Department of Justice Preparing New Guidelines to Counteract Asylum Immigration Fraud

The Justice Department is proposing a new set of reforms to the United States’ immigration asylum system, citing the pervasive abuse of the system by illegal immigrants and its inability to resolve asylum claims in a reasonable timeframe.

The DOJ’s 161-page document proposing a wide range of reforms to the system was released Thursday. The reforms would create a new set of requirements for the processes utilized by immigration courts to resolve asylum claim, and would broadly make abuse of the system and reaching asylum claims more difficult.

The asylum system remains one of the most abused elements of the American immigration system.
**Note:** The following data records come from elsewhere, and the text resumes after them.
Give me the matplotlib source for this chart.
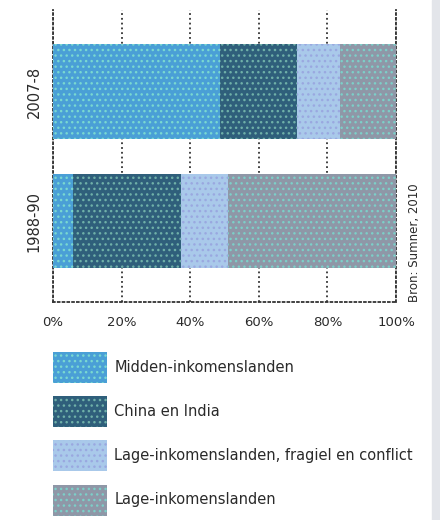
import matplotlib.pyplot as plt
import matplotlib.patches as mpatches

plt.rcParams['font.family'] = ['DejaVu Sans']
plt.rcParams['hatch.linewidth'] = 1.0

periods = ['1988-90', '2007-8']
groups = ['Midden-inkomenslanden', 'China en India',
          'Lage-inkomenslanden, fragiel en conflict', 'Lage-inkomenslanden']
shares = {
    'Midden-inkomenslanden': [5.8, 48.7],
    'China en India': [31.5, 22.4],
    'Lage-inkomenslanden, fragiel en conflict': [13.7, 12.6],
    'Lage-inkomenslanden': [49.0, 16.3],
}
colors = ['#4a9fd6', '#2f5f7b', '#a9c9ea', '#8f97a7']
dots = ['#79d8d0', '#6fb0a8', '#9aa8e0', '#7ccfc8']

fig = plt.figure(figsize=(4.4, 5.2), dpi=100)
fig.patches.append(mpatches.Rectangle((432 / 440, 0), 8 / 440, 1, transform=fig.transFigure,
                                      color='#e3e5ea', zorder=0))
ax = fig.add_axes([53 / 440, 218 / 520, 343 / 440, 292 / 520])

left = [0, 0]
bars = []
for g, c, d in zip(groups, colors, dots):
    b = ax.barh(range(len(periods)), shares[g], left=left, height=0.73,
                color=c, edgecolor=d, linewidth=0, hatch='...', label=g, zorder=3)
    bars.append(b)
    left = [l + v for l, v in zip(left, shares[g])]

ax.set_xlim(0, 100)
ax.set_ylim(-0.625, 1.63)
ax.set_xticks(range(0, 101, 20))
ax.set_xticklabels([f'{t}%' for t in range(0, 101, 20)], fontsize=9.5, color='#2a2a2a')
ax.set_yticks(range(len(periods)))
ax.set_yticklabels(periods, rotation=90, va='center', fontsize=10.5, color='#2a2a2a')
ax.tick_params(length=0, pad=10)
ax.tick_params(axis='y', pad=8)
ax.set_axisbelow(True)
ax.grid(axis='x', linestyle=':', color='#333333', linewidth=1.3)
for s in ['left', 'right', 'bottom']:
    ax.spines[s].set_linestyle(':')
    ax.spines[s].set_linewidth(1.3)
    ax.spines[s].set_color('#333333')
ax.spines['top'].set_visible(False)

ax.text(1.055, 0.0, 'Bron: Sumner, 2010', transform=ax.transAxes, rotation=90,
        ha='center', va='bottom', fontsize=8.5, color='#2a2a2a')

leg = fig.legend(handles=bars, labels=groups, loc='upper left',
                 bbox_to_anchor=(53 / 440, (520 - 352) / 520), frameon=False,
                 fontsize=10.5, handlelength=3.7, handleheight=2.9, labelspacing=0.9,
                 handletextpad=0.5, borderpad=0, borderaxespad=0)
for t in leg.get_texts():
    t.set_color('#2a2a2a')

fig.savefig('out.png', dpi=100)
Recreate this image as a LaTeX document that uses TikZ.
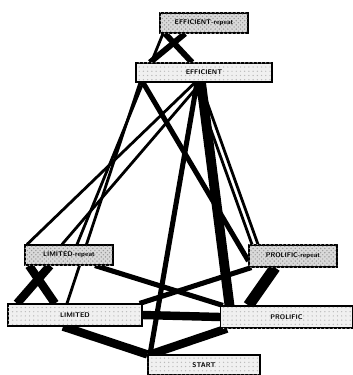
\documentclass[tikz,border=0pt]{standalone}
\usepackage{tikz}
\usetikzlibrary{positioning,calc,patterns,backgrounds}

\begin{document}
\begin{tikzpicture}[x=0.025cm, y=-0.025cm,
    statebox/.style={draw=black, line width=0.8pt, fill=gray!12, inner sep=0pt,
        font=\sffamily\bfseries\fontsize{4.8}{5}\selectfont,
        postaction={pattern=dots, pattern color=gray!55}},
    repeatbox/.style={statebox, fill=gray!30,
        postaction={pattern=crosshatch dots, pattern color=gray!80}},
    thinlink/.style={draw=black, line width=2pt},
    midlink/.style={draw=black, line width=3.6pt},
    thicklink/.style={draw=black, line width=6pt}]
\useasboundingbox (0,0) rectangle (353,375);

% States
\node[repeatbox, minimum width=2.2cm, minimum height=0.5cm] (effr) at (204,23) {EFFICIENT-repeat};
\node[statebox, minimum width=3.4cm, minimum height=0.475cm] (eff) at (204,72.5) {EFFICIENT};
\node[repeatbox, minimum width=2.2cm, minimum height=0.5cm] (limr) at (69,255) {LIMITED-repeat};
\node[statebox, minimum width=3.35cm, minimum height=0.55cm] (lim) at (75,315) {LIMITED};
\node[repeatbox, minimum width=2.2cm, minimum height=0.55cm] (prolr) at (293,256) {PROLIFIC-repeat};
\node[statebox, minimum width=3.3cm, minimum height=0.55cm] (prol) at (286.5,317) {PROLIFIC};
\node[statebox, minimum width=2.8cm, minimum height=0.5cm] (start) at (204,365) {START};

\begin{scope}[on background layer]
% Transitions from the top
\draw[midlink, line width=4.2pt] ($(effr.south)+(-19,0)$) -- ($(eff.north)+(-54,0)$);
\draw[midlink, line width=4.2pt] ($(effr.south)+(-39,0)$) -- ($(eff.north)+(-12,0)$);
\draw[thinlink] ($(effr.south)+(-41,0)$) -- ($(limr.north)+(8,0)$);
\draw[thinlink] ($(eff.south)+(-64,0)$) -- ($(lim.north)+(-8,0)$);
\draw[thinlink] ($(eff.south)+(-9,0)$) -- ($(limr.north)+(-42,0)$);
\draw[thinlink] ($(eff.south)+(-3,0)$) -- ($(limr.north)+(-7,0)$);
\draw[midlink] ($(eff.south)+(-7,0)$) -- ($(start.north)+(-54,0)$);
\draw[thicklink, line width=7pt] ($(eff.south)+(-3,0)$) -- ($(prol.north)+(-57,0)$);
\draw[midlink] ($(eff.south)+(-61,0)$) -- ($(prolr.west)+(0,5)$);
\draw[thinlink] ($(eff.south)+(-10,0)$) -- ($(prolr.north)+(-41,0)$);
\draw[thinlink] ($(eff.south)+(-4,0)$) -- ($(prolr.north)+(-35,0)$);

% Transitions between the lower states
\draw[thicklink] ($(limr.south)+(-19,0)$) -- ($(lim.north)+(-58,0)$);
\draw[thicklink] ($(limr.south)+(-40,0)$) -- ($(lim.north)+(-20,0)$);
\draw[midlink] ($(limr.south)+(26,0)$) -- ($(prol.north west)+(3,0)$);
\draw[midlink] ($(lim.north east)+(-3,0)$) -- ($(prolr.south west)+(3,0)$);
\draw[thicklink] (lim.east) -- (prol.west);
\draw[thicklink, line width=8pt] ($(prolr.south)+(-18,0)$) -- ($(prol.north)+(-38,0)$);

% Into START
\draw[thicklink] ($(lim.south)+(-12,0)$) -- (start.north west);
\draw[thicklink] ($(prol.south west)+(7,0)$) -- ($(start.north west)+(3,0)$);
\end{scope}

\end{tikzpicture}
\end{document}
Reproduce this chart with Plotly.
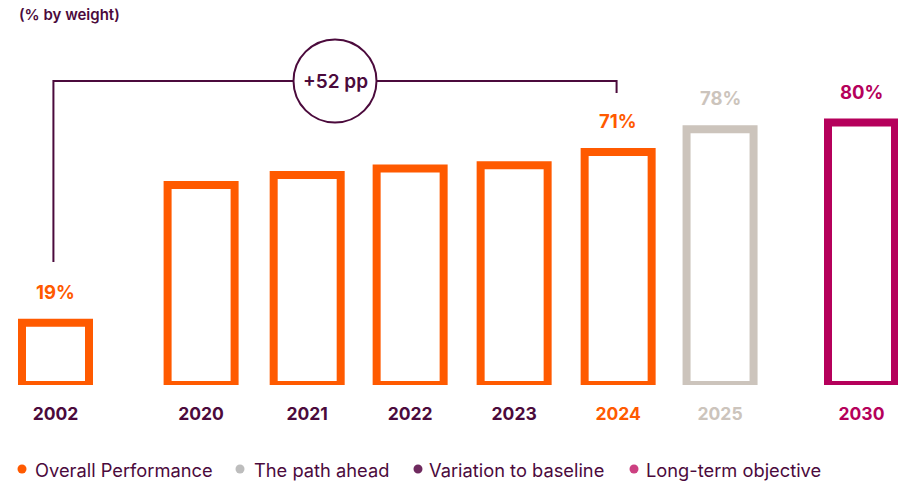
import plotly.graph_objects as go

# ---------------- data ----------------
years = ["2002", "2020", "2021", "2022", "2023", "2024", "2025", "2030"]
values = [19, 61, 64, 66, 67, 71, 78, 80]
value_labels = ["19%", "", "", "", "", "71%", "78%", "80%"]
series = ["Overall Performance"] * 6 + ["The path ahead", "Long-term objective"]
legend_names = ["Overall Performance", "The path ahead", "Variation to baseline", "Long-term objective"]
baseline_year = "2002"
current_year = "2024"
unit_title = "(% by weight)"

# ---------------- style / layout ----------------
W, H = 898, 485
PLOT_H = 385                # plot area height in px (baseline at y=385)
PX_PER_PCT = 3.28
SLOT = 104.0                # px per x unit
X0_PX = 55.5                # px of first bar centre
x_pos = [0, 1.4, 2.42, 3.41, 4.41, 5.41, 6.39, 7.75]

ORANGE = "#ff5a00"
GREY = "#ccc4bc"
MAGENTA = "#b5005b"
PURPLE = "#4b0a3c"
series_color = {"Overall Performance": ORANGE, "The path ahead": GREY, "Long-term objective": MAGENTA}
legend_dot = {"Overall Performance": ORANGE, "The path ahead": "#bdbdbd",
              "Variation to baseline": "#6f2a5f", "Long-term objective": "#cc4081"}
tick_color = {"2024": ORANGE, "2025": GREY, "2030": MAGENTA}
FONT = "Inter"


def px_x(px):
    return px / W


def px_y(px):
    return (PLOT_H - px) / PLOT_H


bar_colors = [series_color[s] for s in series]

fig = go.Figure()
fig.add_trace(go.Bar(
    x=x_pos, y=values, width=67 / SLOT,
    marker=dict(color="rgba(0,0,0,0)", line=dict(color=bar_colors, width=8)),
    cliponaxis=False, showlegend=False, hoverinfo="skip",
))

# value labels
for xp, v, lab, c in zip(x_pos, values, value_labels, bar_colors):
    if lab:
        fig.add_annotation(x=xp, y=v, text=f"<b>{lab}</b>", showarrow=False,
                           yshift=31, xanchor="center", yanchor="middle",
                           font=dict(family=FONT, size=18.5, color=c))

# variation bracket between baseline and current year
i0 = years.index(baseline_year)
i1 = years.index(current_year)
xa, xb = x_pos[i0] - 0.02, x_pos[i1] - 0.015
y_bar = (PLOT_H - 81) / PX_PER_PCT
y_left_end = (PLOT_H - 262) / PX_PER_PCT
y_right_end = (PLOT_H - 93) / PX_PER_PCT
line = dict(color=PURPLE, width=2)
fig.add_shape(type="path", xref="x", yref="y",
              path=f"M {xa} {y_left_end} L {xa} {y_bar} L {xb} {y_bar} L {xb} {y_right_end}",
              line=line, layer="above")
xm = (xa + xb) / 2
fig.add_shape(type="circle", xref="x", yref="y", xsizemode="pixel", ysizemode="pixel",
              xanchor=xm, yanchor=y_bar, x0=-41.5, x1=41.5, y0=-41.5, y1=41.5,
              line=line, fillcolor="white", layer="above")
fig.add_annotation(x=xm, y=y_bar, text=f"+{values[i1] - values[i0]} pp", showarrow=False,
                   font=dict(family=FONT, size=19, color=PURPLE, weight=600))

# title
fig.add_annotation(xref="paper", yref="paper", x=px_x(17), y=px_y(14), text=unit_title,
                   showarrow=False, xanchor="left", yanchor="middle",
                   font=dict(family=FONT, size=15, color=PURPLE, weight=600))

# legend (custom)
legend_dot_px = [22, 240, 418, 634]
legend_text_px = [33, 252, 427, 644]
for name, dx, tx in zip(legend_names, legend_dot_px, legend_text_px):
    fig.add_shape(type="circle", xref="paper", yref="paper", xsizemode="pixel", ysizemode="pixel",
                  xanchor=px_x(dx), yanchor=px_y(469), x0=-4.5, x1=4.5, y0=-4.5, y1=4.5,
                  fillcolor=legend_dot[name], line=dict(width=0))
    fig.add_annotation(xref="paper", yref="paper", x=px_x(tx), y=px_y(470), text=name,
                       showarrow=False, xanchor="left", yanchor="middle",
                       font=dict(family=FONT, size=18.3, color=PURPLE))

ticktext = [f"<span style='color:{tick_color.get(y, PURPLE)}'><b>{y}</b></span>" for y in years]

fig.update_layout(
    width=W, height=H,
    margin=dict(l=0, r=0, t=0, b=H - PLOT_H, pad=0),
    paper_bgcolor="white", plot_bgcolor="white",
    xaxis=dict(range=[-X0_PX / SLOT, (W - X0_PX) / SLOT], tickvals=x_pos, ticktext=ticktext,
               showgrid=False, zeroline=False, showline=False, ticks="",
               tickfont=dict(family=FONT, size=17.5, color=PURPLE), ticklabelstandoff=16,
               fixedrange=True),
    yaxis=dict(range=[0, PLOT_H / PX_PER_PCT], visible=False, fixedrange=True),
    showlegend=False,
)

fig.write_html("out.html", config={"displayModeBar": False},
               post_script="document.body.style.margin='0';document.body.style.overflow='hidden';")
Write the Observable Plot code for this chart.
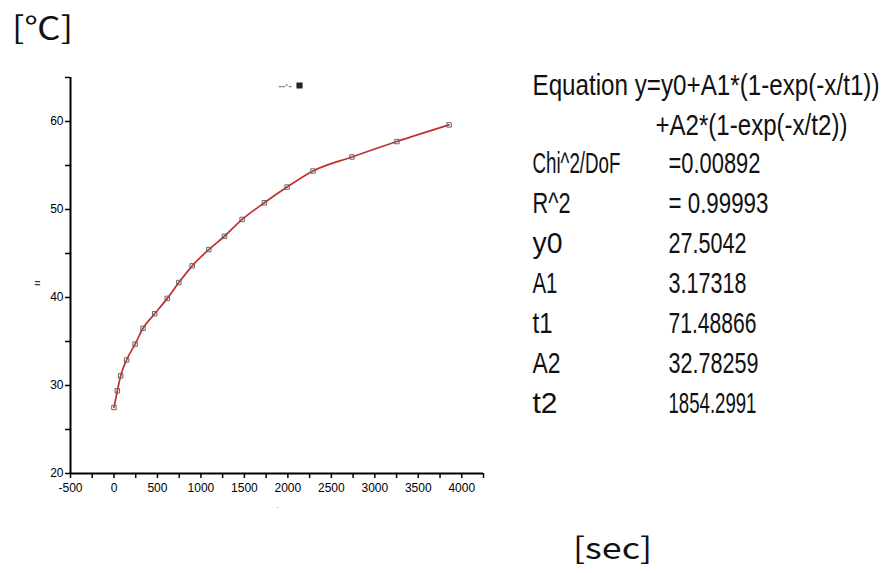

Illegal immigrants with dubious claims frequently use the byzantine nature of the nation’s immigration court systems to set up lengthy asylum processes, in many cases escaping into the country before authorities are cleared to begin deportation proceedings.

This proposed rule is a critical and desperately needed correction to our long-abused asylum process, which is now the weakest link in our border security system,” said Jessica Vaughn of the Center for Immigration Studies.

Vaughn went on to break down the fundamental flaws of the asylum system, which essentially serves to give many human smugglers and illegal aliens a free card to enter the United States on the grounds of exaggerated persecution.

It doesn’t matter how great a wall we have and how great a job the Border Patrol does if anyone literally can just walk up to or across the line, claim a fear of return and eventually get released into the country, receive a work permit, and game the immigration court system to be able to stay for years without fear of deportation, whether they actually apply for asylum or not.

The new set of rules will be subject to a “public review” period for thirty days, after which the Department of Justice will nominally begin the process of implementing the reforms to the system.